In New Orleans, Creel has to pay extra for recycling service at her 135-year-old hotel, which increases her cost for garbage collection.
She already is operating at a low-profit margin, and stiff competition for guests across the New Orleans hotel industry means that she hasn’t been able to significantly raise rates for three years.
“I’m not even certain when we recycle that it makes it to any meaningful recycling place,” Creel said.
But she’s trying. Creel in recent years has switched to paper coffee cups from Styrofoam and offers china cups and saucers in the dining room, where guests are offered a full breakfast buffet in the morning and snacks throughout the rest of the day.
She replaced plastic coffee stirrers with wooden ones and installed a water cooler big enough to accommodate guests’ individual water bottles. Creel provides refillable hand soap dispensers in the bathroom and has switched from larger bath soaps to smaller ones so there is less waste.
One area where she can’t make much progress: go cups, the plastic drink cups that are ubiquitous across the cocktail-loving city.
“We put out wineglasses, but if people are going out, they are going to take plastic,” Creel said.

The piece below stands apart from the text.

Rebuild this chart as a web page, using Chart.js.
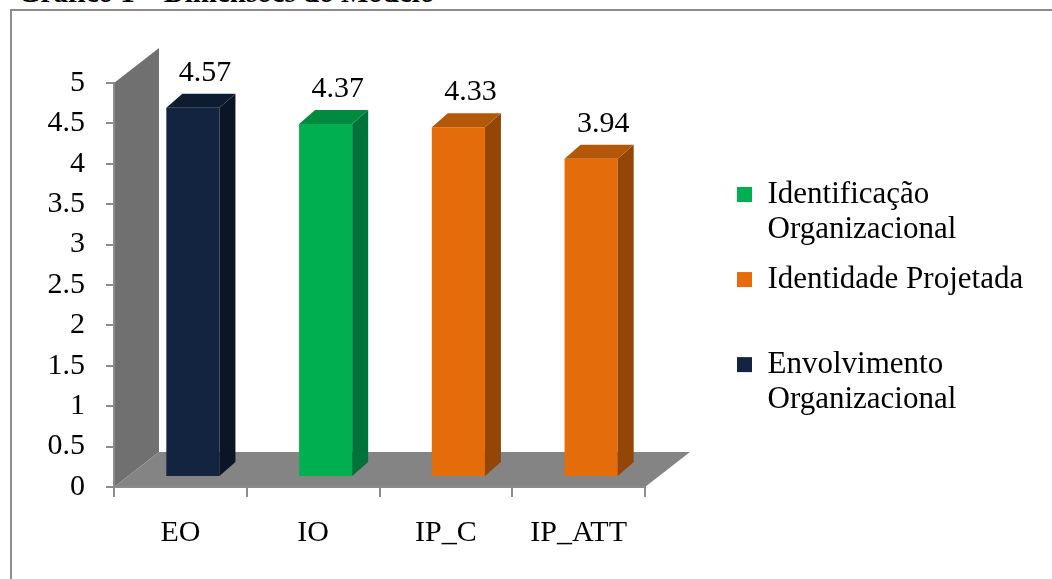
<!DOCTYPE html>
<html>
<head>
<meta charset="utf-8">
<script src="https://cdn.jsdelivr.net/npm/chart.js@4/dist/chart.umd.min.js"></script>
<style>
  html, body { margin: 0; padding: 0; background: #fff; overflow: hidden; }
  #caption {
    position: absolute; left: 18px; top: -22px;
    font: bold 29px/29px "Liberation Serif", "Times New Roman", serif;
    color: #000; white-space: nowrap;
  }
  #frame {
    position: absolute; left: 10px; top: 9px; width: 1200px; height: 700px;
    border-left: 2px solid #8c8c8c; border-top: 2px solid #8c8c8c;
  }
  #wrap { position: absolute; left: 0; top: 0; width: 1052px; height: 579px; }
</style>
</head>
<body>
<div id="caption">Gráfico 1 – Dimensões do Modelo</div>
<div id="frame"></div>
<div id="wrap"><canvas id="chart"></canvas></div>
<script>
// Categories and series
const categories = ['EO', 'IO', 'IP_C', 'IP_ATT'];
const identificacaoValues = [null, 4.37, null, null];
const identidadeValues = [null, null, 4.33, 3.94];
const envolvimentoValues = [4.57, null, null, null];
const seriesLabels = ['Identificação Organizacional', 'Identidade Projetada', 'Envolvimento Organizacional'];
const legendLines = [['Identificação', 'Organizacional'], ['Identidade Projetada', ''], ['Envolvimento', 'Organizacional']];
const yTickValues = [0, 0.5, 1, 1.5, 2, 2.5, 3, 3.5, 4, 4.5, 5];
const yTickLabels = ['0', '0.5', '1', '1.5', '2', '2.5', '3', '3.5', '4', '4.5', '5'];

const FONT = '"Liberation Serif", "Times New Roman", serif';
const AXIS_COLOR = '#8c8c8c';

// Face colours of each series' boxes: front, top, side
const faces = [
  { front: '#00B050', top: '#008B3E', side: '#00733A' },
  { front: '#E46C0A', top: '#B35709', side: '#934606' },
  { front: '#12243F', top: '#0E1C31', side: '#0A1626' }
];

// Depth of the back wall / floor and of the boxes
const WALL_DX = 45, WALL_DY = -35;
const BAR_SHIFT_X = 12.5, BAR_SHIFT_Y = -10;
const BAR_DX = 16, BAR_DY = -14;

function poly(ctx, pts, color) {
  ctx.fillStyle = color;
  ctx.beginPath();
  ctx.moveTo(pts[0][0], pts[0][1]);
  for (let i = 1; i < pts.length; i++) ctx.lineTo(pts[i][0], pts[i][1]);
  ctx.closePath();
  ctx.fill();
}

const box3d = {
  id: 'box3d',
  beforeDraw(chart) {
    const { ctx, chartArea: a } = chart;
    ctx.save();
    // back wall behind the value axis
    poly(ctx, [[a.left, a.top], [a.left + WALL_DX, a.top + WALL_DY],
               [a.left + WALL_DX, a.bottom + WALL_DY], [a.left, a.bottom]], '#707070');
    // floor
    poly(ctx, [[a.left, a.bottom], [a.right, a.bottom],
               [a.right + WALL_DX, a.bottom + WALL_DY], [a.left + WALL_DX, a.bottom + WALL_DY]], '#848484');
    ctx.restore();
  },
  beforeDatasetDraw(chart) {
    chart.ctx.save();
    chart.ctx.translate(BAR_SHIFT_X, BAR_SHIFT_Y);
  },
  afterDatasetDraw(chart, args) {
    const ctx = chart.ctx;
    const f = faces[args.index];
    const data = chart.data.datasets[args.index].data;
    args.meta.data.forEach((el, i) => {
      if (data[i] == null) return;
      const { x, y, base, width } = el.getProps(['x', 'y', 'base', 'width'], true);
      const x0 = x - width / 2, x1 = x + width / 2;
      poly(ctx, [[x1, y], [x1 + BAR_DX, y + BAR_DY], [x1 + BAR_DX, base + BAR_DY], [x1, base]], f.side);
      poly(ctx, [[x0, y], [x0 + BAR_DX, y + BAR_DY], [x1 + BAR_DX, y + BAR_DY], [x1, y]], f.top);
    });
    ctx.restore();
  },
  afterDatasetsDraw(chart) {
    const ctx = chart.ctx;
    ctx.save();
    ctx.font = '30px ' + FONT;
    ctx.fillStyle = '#000';
    ctx.textAlign = 'center';
    ctx.textBaseline = 'alphabetic';
    chart.data.datasets.forEach((ds, di) => {
      chart.getDatasetMeta(di).data.forEach((el, i) => {
        const v = ds.data[i];
        if (v == null) return;
        ctx.fillText(v.toFixed(2), el.x + BAR_SHIFT_X + 12, el.y + BAR_SHIFT_Y + BAR_DY - 13);
      });
    });
    ctx.restore();
  }
};

// Places the legend column to the right of the floor
const legendPlacer = {
  id: 'legendPlacer',
  afterLayout(chart) {
    const lg = chart.legend;
    lg.left = 722;
    lg.top = 164;
    lg.right = chart.width;
    lg.bottom = chart.height;
  }
};

new Chart(document.getElementById('chart'), {
  type: 'bar',
  data: {
    labels: categories,
    datasets: [
      { label: seriesLabels[0], data: identificacaoValues, backgroundColor: faces[0].front },
      { label: seriesLabels[1], data: identidadeValues, backgroundColor: faces[1].front },
      { label: seriesLabels[2], data: envolvimentoValues, backgroundColor: faces[2].front }
    ]
  },
  options: {
    responsive: true,
    maintainAspectRatio: false,
    animation: false,
    events: [],
    layout: { padding: { top: 83, right: 407, bottom: 0, left: 0 } },
    datasets: { bar: { barPercentage: 0.4, categoryPercentage: 1, borderWidth: 0 } },
    scales: {
      x: {
        stacked: true,
        offset: true,
        grid: { offset: true, drawOnChartArea: false, drawTicks: true, tickLength: 10, color: AXIS_COLOR, lineWidth: 2 },
        border: { display: true, color: AXIS_COLOR, width: 2 },
        ticks: { font: { family: FONT, size: 30 }, color: '#000', padding: 18, maxRotation: 0, autoSkip: false },
        afterFit(s) { s.height = 92; }
      },
      y: {
        stacked: true,
        min: 0,
        max: 5,
        afterBuildTicks(s) { s.ticks = yTickValues.map(v => ({ value: v })); },
        ticks: {
          callback: (v) => yTickLabels[yTickValues.indexOf(v)],
          font: { family: FONT, size: 30 }, color: '#000', padding: 21
        },
        grid: { drawOnChartArea: false, drawTicks: true, tickLength: 8, color: AXIS_COLOR, lineWidth: 2 },
        border: { display: true, color: AXIS_COLOR, width: 2 },
        afterFit(s) { s.width = 114; }
      }
    },
    plugins: {
      legend: {
        position: 'chartArea',
        align: 'start',
        labels: {
          boxWidth: 15,
          boxHeight: 15,
          padding: 15,
          color: '#000',
          font: { family: FONT, size: 31, lineHeight: 1.13 },
          generateLabels(chart) {
            const items = Chart.defaults.plugins.legend.labels.generateLabels(chart);
            return items.map((it, i) => Object.assign(it, { text: legendLines[i] }));
          }
        }
      },
      tooltip: { enabled: false }
    }
  },
  plugins: [box3d, legendPlacer]
});
</script>
</body>
</html>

Pundole is sympathetic. “There’s no cost savings yet. That’s a reason why it’s very difficult” for many hotels to go plastics-free, he said.
But he contends 99 percent of Edition’s guests support its efforts to eliminate plastics use. One reason is that plastic is not a luxury material — it’s a matter of convenience, and people don’t stay at luxury hotels with convenience as a top priority. “It doesn’t represent luxury, it doesn’t represent a modern approach to luxury,” Pundole said.
Until hotels find the balance that Creel talked about, customers at boutique hotels are likely to find a mix of single-use plastics and efforts to be more responsible. That’s what’s apparent at the St. Jane Hotel, a Chicago boutique hotel that is part of the Becker Ventures.
Two recent stays revealed that the hotel sends a mixed sustainability message to its guests. In the bathroom, a card on the shower door read, “Going green is not uncommon and we are joining in! Help us conserve water and resources during your stay.”
It told guests that sheets would be changed upon request, by placing the card on the bed. Towels would be refreshed upon request, if guests placed them on the shower floor. And, the hotel gave guests the option of no service at all, by leaving the privacy sign on their door.
But inside the shower was a rack with individual plastic bottles of shampoo, conditioner, and shower gel, while the sink held individually wrapped bars of soap, cotton pads for removing makeup, and a packet of cotton swabs.
The guest room included china cups and saucers for coffee, which accompanied a Nespresso coffee maker. There also were individual plastic bottles of water.
Aparium did not respond to an email request for comment.
Pundole believes that his competitors will quickly have to step up their efforts to eliminate plastics. “This really is a watershed subject for the industry,” he said. Any lag “won’t last very long, because plastics are as cool as cigarettes,” Pundole said. “Hotels that don’t make the switch are starting to feel shamed.”
He expected the climate change marches around the world, inspired by 16-year-old Swedish student Greta Thunberg, will have an impact on his business too. In another era, kids might be delighted if their mothers and fathers brought home individual plastic bottles of shampoo as souvenirs.
Now, “Why would people be taking anything of plastic and giving it to the kids? The kids will be repelled,” Pundole said.
Still, the industry changes haven’t completely made their way down the mighty Mississippi River to New Orleans, said Creel.
“It’s a conundrum to be sure,” she said. “I constantly vacillate between my desire to do the right thing, and the practical dictates of being a very small fish swimming upstream in this overwhelmingly long river.”
CORRECTION: A previous version of this story incorrectly stated that the St. Jane Hotel is owned by the Aparium Group. It is owned by Becker Ventures.